Once in every generation, an ignorant director reads PL and discovers it to be seriously good about the pain as well as the pleasures of marriage and directs it like Strindberg.
But Elyot says "Has it ever struck you that flippancy might cover a very real embarrassment?" Joyous surface wit is vital.
Zoe Wanamaker? If you mean the National Theatre production that Lesser was in, his Amanda was Juliet Stevenson whose assumption of the role was achieved, according to critic Paul Taylor, with (I paraphrase mildy from memory), "all the light touch and throwaway wit of George Eliot." I agree.
The inability of audiences/readers to distinguish between a character's views/words and those of the author is seriously depressing.
Quite.
"Striking" as a term for hitting has rather fallen into desuetude. It's possible wicked Elyot had a great deal to do with it.
Amanda: I was brought up to believe it was beyond the pale for a man to strike a woman.
Elyot: A very poor tradition. Certain women should be struck regularly, like gongs.

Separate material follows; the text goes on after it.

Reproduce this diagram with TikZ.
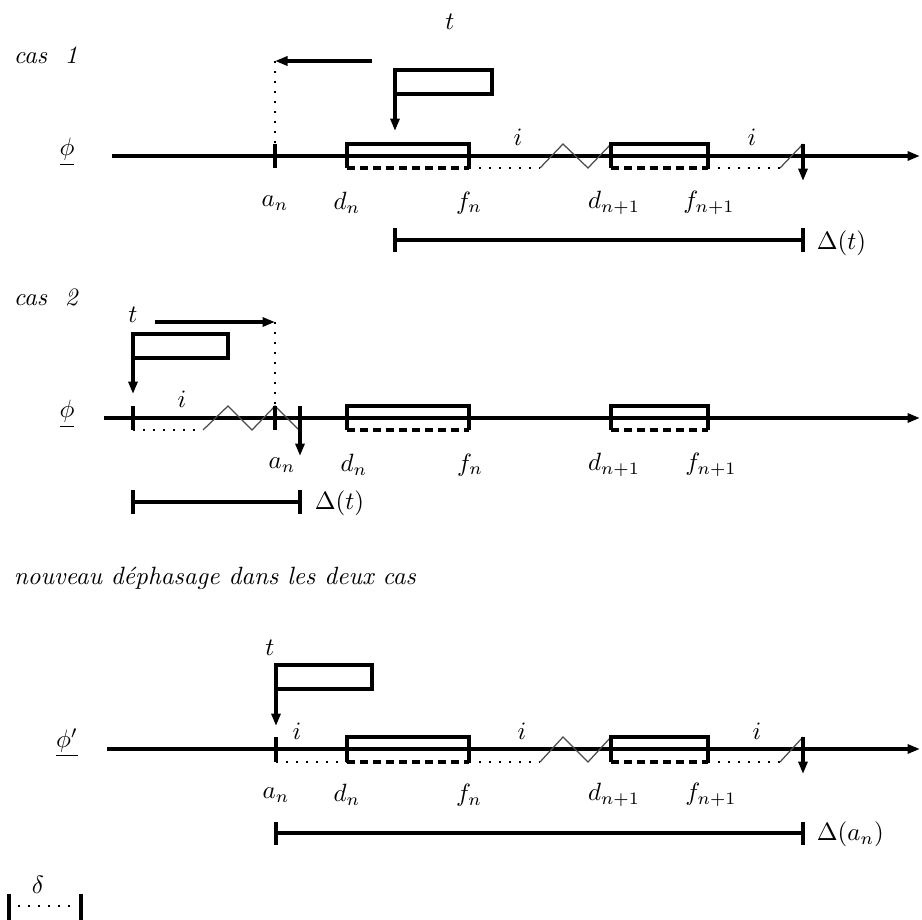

I remember seeing this. Unfortunately, that is the only thing I remember about it. Having looked it up, I am flabbergasted by the list of cameos โ none of whom, David Bowie aside, I would have recognised.
I messaged said gentleman to his right t'other day having discovered that in 1966 he'd recorded Hedda Gabler for BBC Radio. He gave his Eilert Lovborg to the Hedda of, um, Fenella Fielding.
I know.
I asked if he had memories. All he could recall was that he was miscast and that her wig was askew.